Set problem
Quote every line below exactly and skip any picture.

Given data
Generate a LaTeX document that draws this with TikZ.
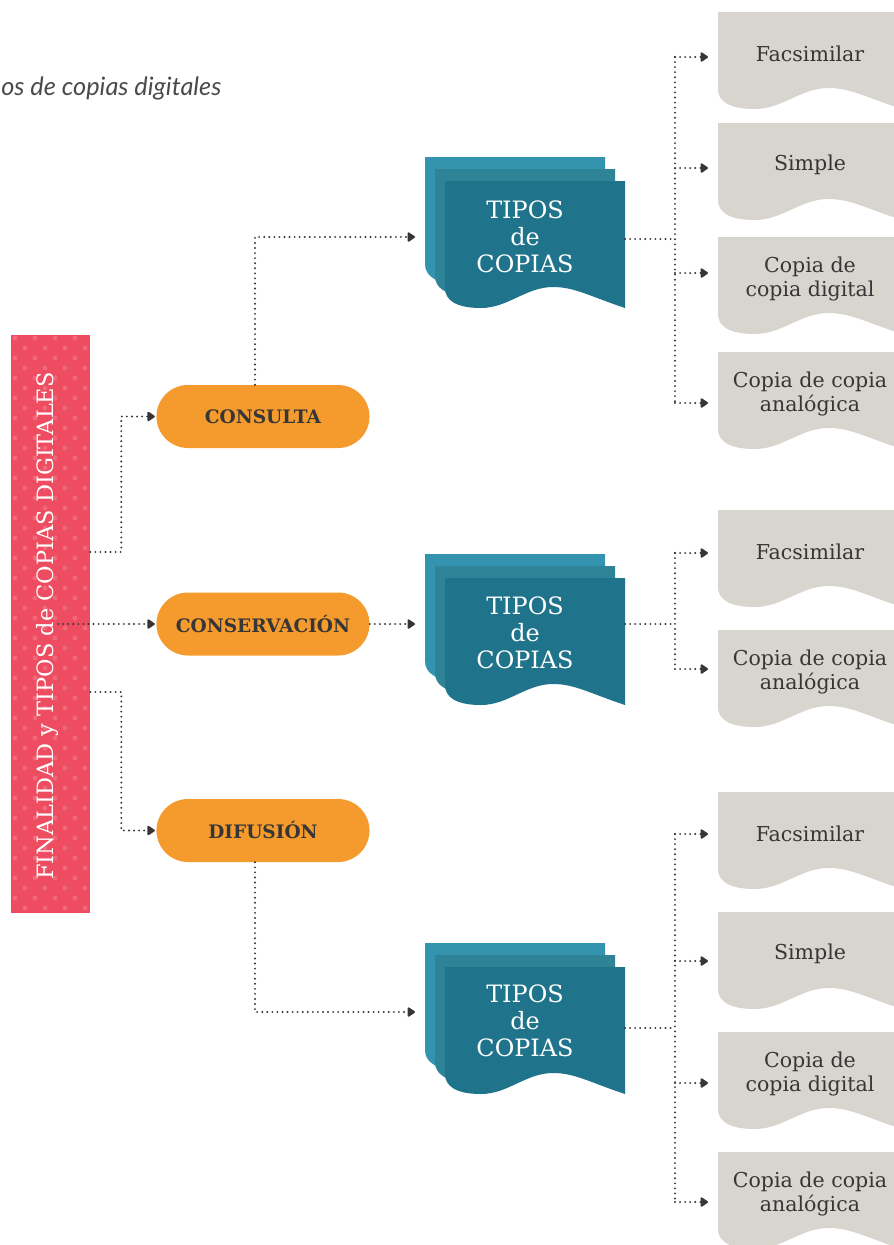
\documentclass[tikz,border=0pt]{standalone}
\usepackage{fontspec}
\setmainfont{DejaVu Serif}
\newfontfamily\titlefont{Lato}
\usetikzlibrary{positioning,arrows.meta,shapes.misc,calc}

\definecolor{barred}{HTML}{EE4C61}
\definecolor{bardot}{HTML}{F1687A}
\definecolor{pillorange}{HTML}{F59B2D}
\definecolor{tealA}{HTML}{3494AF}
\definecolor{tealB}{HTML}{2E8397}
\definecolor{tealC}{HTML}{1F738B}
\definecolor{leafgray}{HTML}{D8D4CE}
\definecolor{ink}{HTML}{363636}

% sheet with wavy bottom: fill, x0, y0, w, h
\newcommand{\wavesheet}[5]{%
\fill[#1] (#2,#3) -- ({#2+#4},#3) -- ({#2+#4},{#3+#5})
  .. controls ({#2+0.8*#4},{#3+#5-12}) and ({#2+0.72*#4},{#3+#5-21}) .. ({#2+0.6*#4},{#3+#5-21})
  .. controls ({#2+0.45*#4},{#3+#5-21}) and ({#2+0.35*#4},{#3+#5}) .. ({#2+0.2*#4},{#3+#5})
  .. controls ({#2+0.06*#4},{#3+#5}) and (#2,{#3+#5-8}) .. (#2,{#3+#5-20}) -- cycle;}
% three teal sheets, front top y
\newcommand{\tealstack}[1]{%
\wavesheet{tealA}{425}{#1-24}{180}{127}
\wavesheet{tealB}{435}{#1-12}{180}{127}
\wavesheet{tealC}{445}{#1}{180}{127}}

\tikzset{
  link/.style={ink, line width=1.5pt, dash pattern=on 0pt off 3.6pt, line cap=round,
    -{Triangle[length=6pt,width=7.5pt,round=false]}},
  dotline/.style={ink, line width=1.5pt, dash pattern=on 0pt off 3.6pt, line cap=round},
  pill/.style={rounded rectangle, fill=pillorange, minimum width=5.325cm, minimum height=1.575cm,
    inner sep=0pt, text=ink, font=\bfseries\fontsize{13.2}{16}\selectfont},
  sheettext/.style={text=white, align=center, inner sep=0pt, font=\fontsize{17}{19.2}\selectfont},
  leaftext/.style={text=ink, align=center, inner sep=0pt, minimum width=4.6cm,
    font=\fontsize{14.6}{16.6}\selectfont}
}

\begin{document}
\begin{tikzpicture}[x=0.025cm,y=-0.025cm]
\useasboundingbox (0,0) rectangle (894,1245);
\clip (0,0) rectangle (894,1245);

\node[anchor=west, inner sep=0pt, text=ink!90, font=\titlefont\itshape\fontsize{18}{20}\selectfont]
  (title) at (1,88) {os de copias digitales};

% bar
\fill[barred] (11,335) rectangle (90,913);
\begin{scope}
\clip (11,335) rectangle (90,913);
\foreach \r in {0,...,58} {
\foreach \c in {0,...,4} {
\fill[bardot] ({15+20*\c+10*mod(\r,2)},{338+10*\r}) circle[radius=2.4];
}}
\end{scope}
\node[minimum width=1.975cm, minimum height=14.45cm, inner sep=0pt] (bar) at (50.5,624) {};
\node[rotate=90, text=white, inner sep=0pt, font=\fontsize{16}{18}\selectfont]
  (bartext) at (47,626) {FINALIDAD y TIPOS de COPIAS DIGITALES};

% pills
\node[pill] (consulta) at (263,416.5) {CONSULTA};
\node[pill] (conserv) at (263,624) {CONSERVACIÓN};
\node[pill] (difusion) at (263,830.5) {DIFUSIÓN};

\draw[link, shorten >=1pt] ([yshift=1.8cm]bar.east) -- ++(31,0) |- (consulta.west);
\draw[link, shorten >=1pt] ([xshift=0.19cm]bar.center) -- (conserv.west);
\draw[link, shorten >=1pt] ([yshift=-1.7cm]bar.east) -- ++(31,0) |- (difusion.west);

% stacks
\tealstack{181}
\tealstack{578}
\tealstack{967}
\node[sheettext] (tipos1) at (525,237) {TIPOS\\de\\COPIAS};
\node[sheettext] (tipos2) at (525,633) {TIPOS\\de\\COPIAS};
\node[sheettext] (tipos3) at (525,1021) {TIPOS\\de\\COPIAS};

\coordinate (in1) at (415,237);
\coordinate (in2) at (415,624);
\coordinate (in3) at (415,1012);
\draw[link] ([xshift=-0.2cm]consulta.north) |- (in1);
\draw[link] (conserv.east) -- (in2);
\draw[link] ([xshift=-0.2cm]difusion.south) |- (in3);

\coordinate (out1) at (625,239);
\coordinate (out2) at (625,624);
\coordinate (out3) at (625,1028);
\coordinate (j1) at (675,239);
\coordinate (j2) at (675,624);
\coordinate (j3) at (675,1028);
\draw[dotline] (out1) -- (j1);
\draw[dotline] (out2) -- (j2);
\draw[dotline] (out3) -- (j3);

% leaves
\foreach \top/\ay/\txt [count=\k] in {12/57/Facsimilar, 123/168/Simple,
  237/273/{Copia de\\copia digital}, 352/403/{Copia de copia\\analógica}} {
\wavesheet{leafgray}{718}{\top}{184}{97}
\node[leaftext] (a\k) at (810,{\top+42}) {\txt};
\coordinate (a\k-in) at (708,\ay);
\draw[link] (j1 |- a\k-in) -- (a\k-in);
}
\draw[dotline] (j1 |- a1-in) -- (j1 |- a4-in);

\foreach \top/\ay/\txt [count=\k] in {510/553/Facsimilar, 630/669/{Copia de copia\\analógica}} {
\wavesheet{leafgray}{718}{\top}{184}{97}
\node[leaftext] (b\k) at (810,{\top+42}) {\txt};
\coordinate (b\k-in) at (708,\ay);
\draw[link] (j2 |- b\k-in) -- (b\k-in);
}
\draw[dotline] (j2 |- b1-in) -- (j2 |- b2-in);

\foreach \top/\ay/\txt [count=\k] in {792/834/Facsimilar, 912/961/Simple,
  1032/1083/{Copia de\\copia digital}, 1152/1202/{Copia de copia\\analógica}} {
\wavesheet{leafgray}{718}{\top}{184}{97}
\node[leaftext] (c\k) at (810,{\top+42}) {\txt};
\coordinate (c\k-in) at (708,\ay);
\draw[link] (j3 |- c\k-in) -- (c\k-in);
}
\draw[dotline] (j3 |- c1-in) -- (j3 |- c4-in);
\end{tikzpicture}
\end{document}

Correct response
Generate a LaTeX document that draws this with TikZ.
\documentclass[tikz,border=0pt]{standalone}
\usepackage{fontspec}
\setmainfont{DejaVu Serif}
\newfontfamily\titlefont{Lato}
\usetikzlibrary{positioning,arrows.meta,shapes.misc,calc}

\definecolor{barred}{HTML}{EE4C61}
\definecolor{bardot}{HTML}{F1687A}
\definecolor{pillorange}{HTML}{F59B2D}
\definecolor{tealA}{HTML}{3494AF}
\definecolor{tealB}{HTML}{2E8397}
\definecolor{tealC}{HTML}{1F738B}
\definecolor{leafgray}{HTML}{D8D4CE}
\definecolor{ink}{HTML}{363636}

% sheet with wavy bottom: fill, x0, y0, w, h
\newcommand{\wavesheet}[5]{%
\fill[#1] (#2,#3) -- ({#2+#4},#3) -- ({#2+#4},{#3+#5})
  .. controls ({#2+0.8*#4},{#3+#5-12}) and ({#2+0.72*#4},{#3+#5-21}) .. ({#2+0.6*#4},{#3+#5-21})
  .. controls ({#2+0.45*#4},{#3+#5-21}) and ({#2+0.35*#4},{#3+#5}) .. ({#2+0.2*#4},{#3+#5})
  .. controls ({#2+0.06*#4},{#3+#5}) and (#2,{#3+#5-8}) .. (#2,{#3+#5-20}) -- cycle;}
% three teal sheets, front top y
\newcommand{\tealstack}[1]{%
\wavesheet{tealA}{425}{#1-24}{180}{127}
\wavesheet{tealB}{435}{#1-12}{180}{127}
\wavesheet{tealC}{445}{#1}{180}{127}}

\tikzset{
  link/.style={ink, line width=1.5pt, dash pattern=on 0pt off 3.6pt, line cap=round,
    -{Triangle[length=6pt,width=7.5pt,round=false]}},
  dotline/.style={ink, line width=1.5pt, dash pattern=on 0pt off 3.6pt, line cap=round},
  pill/.style={rounded rectangle, fill=pillorange, minimum width=5.325cm, minimum height=1.575cm,
    inner sep=0pt, text=ink, font=\bfseries\fontsize{13.2}{16}\selectfont},
  sheettext/.style={text=white, align=center, inner sep=0pt, font=\fontsize{17}{19.2}\selectfont},
  leaftext/.style={text=ink, align=center, inner sep=0pt, minimum width=4.6cm,
    font=\fontsize{14.6}{16.6}\selectfont}
}

\begin{document}
\begin{tikzpicture}[x=0.025cm,y=-0.025cm]
\useasboundingbox (0,0) rectangle (894,1245);
\clip (0,0) rectangle (894,1245);

\node[anchor=west, inner sep=0pt, text=ink!90, font=\titlefont\itshape\fontsize{18}{20}\selectfont]
  (title) at (1,88) {os de copias digitales};

% bar
\fill[barred] (11,335) rectangle (90,913);
\begin{scope}
\clip (11,335) rectangle (90,913);
\foreach \r in {0,...,58} {
\foreach \c in {0,...,4} {
\fill[bardot] ({15+20*\c+10*mod(\r,2)},{338+10*\r}) circle[radius=2.4];
}}
\end{scope}
\node[minimum width=1.975cm, minimum height=14.45cm, inner sep=0pt] (bar) at (50.5,624) {};
\node[rotate=90, text=white, inner sep=0pt, font=\fontsize{16}{18}\selectfont]
  (bartext) at (47,626) {FINALIDAD y TIPOS de COPIAS DIGITALES};

% pills
\node[pill] (consulta) at (263,416.5) {CONSULTA};
\node[pill] (conserv) at (263,624) {CONSERVACIÓN};
\node[pill] (difusion) at (263,830.5) {DIFUSIÓN};

\draw[link, shorten >=1pt] ([yshift=1.8cm]bar.east) -- ++(31,0) |- (consulta.west);
\draw[link, shorten >=1pt] ([xshift=0.19cm]bar.center) -- (conserv.west);
\draw[link, shorten >=1pt] ([yshift=-1.7cm]bar.east) -- ++(31,0) |- (difusion.west);

% stacks
\tealstack{181}
\tealstack{578}
\tealstack{967}
\node[sheettext] (tipos1) at (525,237) {TIPOS\\de\\COPIAS};
\node[sheettext] (tipos2) at (525,633) {TIPOS\\de\\COPIAS};
\node[sheettext] (tipos3) at (525,1021) {TIPOS\\de\\COPIAS};

\coordinate (in1) at (415,237);
\coordinate (in2) at (415,624);
\coordinate (in3) at (415,1012);
\draw[link] ([xshift=-0.2cm]consulta.north) |- (in1);
\draw[link] (conserv.east) -- (in2);
\draw[link] ([xshift=-0.2cm]difusion.south) |- (in3);

\coordinate (out1) at (625,239);
\coordinate (out2) at (625,624);
\coordinate (out3) at (625,1028);
\coordinate (j1) at (675,239);
\coordinate (j2) at (675,624);
\coordinate (j3) at (675,1028);
\draw[dotline] (out1) -- (j1);
\draw[dotline] (out2) -- (j2);
\draw[dotline] (out3) -- (j3);

% leaves
\foreach \top/\ay/\txt [count=\k] in {12/57/Facsimilar, 123/168/Simple,
  237/273/{Copia de\\copia digital}, 352/403/{Copia de copia\\analógica}} {
\wavesheet{leafgray}{718}{\top}{184}{97}
\node[leaftext] (a\k) at (810,{\top+42}) {\txt};
\coordinate (a\k-in) at (708,\ay);
\draw[link] (j1 |- a\k-in) -- (a\k-in);
}
\draw[dotline] (j1 |- a1-in) -- (j1 |- a4-in);

\foreach \top/\ay/\txt [count=\k] in {510/553/Facsimilar, 630/669/{Copia de copia\\analógica}} {
\wavesheet{leafgray}{718}{\top}{184}{97}
\node[leaftext] (b\k) at (810,{\top+42}) {\txt};
\coordinate (b\k-in) at (708,\ay);
\draw[link] (j2 |- b\k-in) -- (b\k-in);
}
\draw[dotline] (j2 |- b1-in) -- (j2 |- b2-in);

\foreach \top/\ay/\txt [count=\k] in {792/834/Facsimilar, 912/961/Simple,
  1032/1083/{Copia de\\copia digital}, 1152/1202/{Copia de copia\\analógica}} {
\wavesheet{leafgray}{718}{\top}{184}{97}
\node[leaftext] (c\k) at (810,{\top+42}) {\txt};
\coordinate (c\k-in) at (708,\ay);
\draw[link] (j3 |- c\k-in) -- (c\k-in);
}
\draw[dotline] (j3 |- c1-in) -- (j3 |- c4-in);
\end{tikzpicture}
\end{document}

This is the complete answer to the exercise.